3 simple_switch_grpc processes, one for each of the 3 switches in the exercises/ecn network topology.

The --log-console option is one that causes simple_switch_grpc to print out detailed trace information while processing each packet. You want to no longer use that option.

Let us look at other command line options that might be slowing things down, while we are at it.

--pcap /home/andy/tutorials/master/exercises/ecn/pcaps causes simple_switch_grpc to write every packet received or sent on every port to a file. You want to no longer use those command line options, either.

I doubt you need the options --nanolog ipc:///tmp/bm-1-log.ipc except for extra debug kinds of tracing. You can try removing that, and if anything goes wrong, put them back.
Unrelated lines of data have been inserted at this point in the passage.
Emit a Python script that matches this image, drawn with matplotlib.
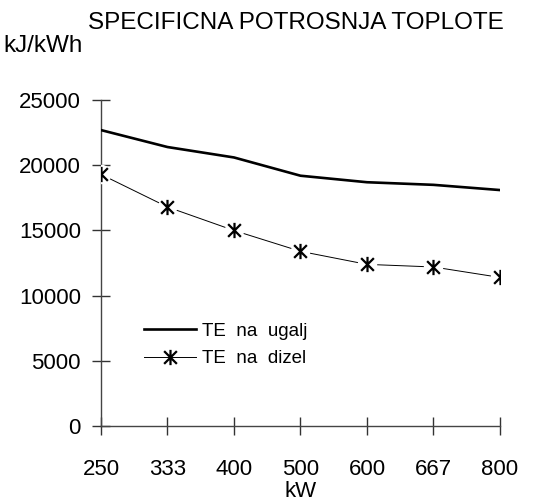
import matplotlib
matplotlib.use("Agg")
import matplotlib.pyplot as plt
from matplotlib.path import Path
from matplotlib.lines import Line2D

# Podaci: specificna potrosnja toplote po snazi
snaga = ["250", "333", "400", "500", "600", "667", "800"]
ugalj = [22700, 21400, 20600, 19200, 18700, 18500, 18100]
dizel = [19300, 16800, 15000, 13400, 12400, 12200, 11400]
y_ticks = [0, 5000, 10000, 15000, 20000, 25000]

plt.rcParams["font.family"] = ["Liberation Sans", "DejaVu Sans"]

# zvjezdica: X + vertikalna crta
STAR = Path(
    [(-1, -1), (1, 1), (-1, 1), (1, -1), (0, -1.2), (0, 1.2)],
    [Path.MOVETO, Path.LINETO] * 3,
)

fig = plt.figure(figsize=(5.33, 5.03), dpi=100)
ax = fig.add_axes([0.1895, 0.153, 0.7485, 0.648])

x = list(range(len(snaga)))
ax.plot(x, ugalj, color="black", linewidth=1.9, solid_joinstyle="round", zorder=3)
ax.plot(x, dizel, color="black", linewidth=0.7, zorder=3)
ax.plot(x, dizel, linestyle="none", marker="o", markersize=13,
        markerfacecolor="white", markeredgecolor="white", zorder=4)
ax.plot(x, dizel, linestyle="none", marker=STAR, markersize=11,
        markerfacecolor="none", markeredgecolor="black", markeredgewidth=1.6,
        zorder=5)

ax.set_xlim(0, len(snaga) - 1)
ax.set_ylim(0, 25000)
ax.set_xticks(x)
ax.set_xticklabels(snaga)
ax.set_yticks(y_ticks)
ax.set_yticklabels([str(v) for v in y_ticks])

for side in ("top", "right"):
    ax.spines[side].set_visible(False)
for side in ("left", "bottom"):
    ax.spines[side].set_color("#444444")
    ax.spines[side].set_linewidth(1.0)

ax.tick_params(axis="both", direction="inout", length=13, width=1.0,
               color="#333333", labelsize=16)
ax.tick_params(axis="x", pad=17)
ax.tick_params(axis="y", pad=8)

ax.set_xlabel("kW", fontsize=16, labelpad=1)

fig.text(0.555, 0.955, "SPECIFICNA POTROSNJA TOPLOTE", fontsize=17.5,
         ha="center", va="center")
fig.text(0.006, 0.908, "kJ/kWh", fontsize=17.5, ha="left", va="center")

handles = [
    Line2D([], [], color="black", linewidth=1.9),
    Line2D([], [], color="black", linewidth=0.7, marker=STAR, markersize=11,
           markerfacecolor="none", markeredgecolor="black",
           markeredgewidth=1.6),
]
ax.legend(handles, ["TE  na  ugalj", "TE  na  dizel"], loc="upper left",
          bbox_to_anchor=(0.252, 0.377), bbox_transform=fig.transFigure,
          frameon=False, fontsize=13.5, handlelength=2.8, handletextpad=0.3,
          labelspacing=0.55, borderpad=0.0)

fig.savefig("out.png", dpi=100)
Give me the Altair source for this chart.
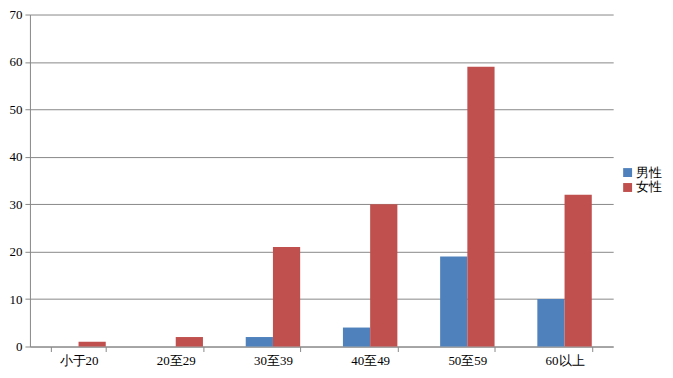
import altair as alt
import pandas as pd

categories = ["小于20", "20至29", "30至39", "40至49", "50至59", "60以上"]
male = [0, 0, 2, 4, 19, 10]
female = [1, 2, 21, 30, 59, 32]
series = ["男性", "女性"]

rows = []
for c, m, f in zip(categories, male, female):
    rows.append({"cat": c, "sex": series[0], "v": m})
    rows.append({"cat": c, "sex": series[1], "v": f})
df = pd.DataFrame(rows)

font = "Liberation Serif"

chart = alt.Chart(df).mark_bar().encode(
    x=alt.X("cat:N", sort=categories, title=None,
            scale=alt.Scale(paddingInner=0.44, paddingOuter=0.22),
            axis=alt.Axis(labelAngle=0, tickBand="extent", labelFontSize=13,
                          labelFont=font, labelColor="#000", domainColor="#888",
                          tickColor="#888", tickSize=5, labelPadding=3)),
    xOffset=alt.XOffset("sex:N", sort=series),
    y=alt.Y("v:Q", title=None,
            scale=alt.Scale(domain=[0, 70]),
            axis=alt.Axis(values=list(range(0, 71, 10)), labelFontSize=13,
                          labelFont=font, labelColor="#000", domainColor="#888",
                          tickColor="#888", tickSize=5, gridColor="#888",
                          labelPadding=3)),
    color=alt.Color("sex:N", sort=series,
                    scale=alt.Scale(domain=series, range=["#4F81BD", "#C0504D"]),
                    legend=alt.Legend(title=None, orient="none", legendX=593, legendY=152,
                                      symbolType="square", symbolSize=80,
                                      labelFontSize=13, labelFont=font,
                                      labelColor="#000", rowPadding=1,
                                      symbolStrokeWidth=0, labelOffset=2)),
).properties(
    width=585, height=333,
    autosize=alt.AutoSizeParams(type="none"),
    padding={"left": 22, "top": 6, "right": 52, "bottom": 21},
).configure_view(stroke=None).configure_axis(gridWidth=1)

chart.save("out.html", embed_options={"renderer": "svg", "actions": False})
Command line options you need to keep, and why:

-i 1@s3-eth1 -i 2@s3-eth2 -i 3@s3-eth3 are necessary for defining what ports exist on the software switch. You need those to be there, or your simple_switch_grpc switches won't have any ports to send and receive packets on.

--device-id 1 build/ecn.json. --device-id gives each of the switches a unique id, I think so that the P4Runtime API controller software can send commands to one of them vs. another. In any case, it should not be causing packets to be processed more slowly, that I know of, so keep it. build/ecn.json is the compiled version of your P4 program, output by the p4c compiler, read by simple_switch_grpc. You need that.

--thrift-port 9092 -- --grpc-server-addr 0.0.0.0:50053. --thrift-port 9092 tells the process what TCP port to listen on for incoming controller connections using the Thrift API. Keep that. Similarly for --grpc-server-addr, except that is for listening for incoming controller connections using the P4Runtime API. Keep that, too.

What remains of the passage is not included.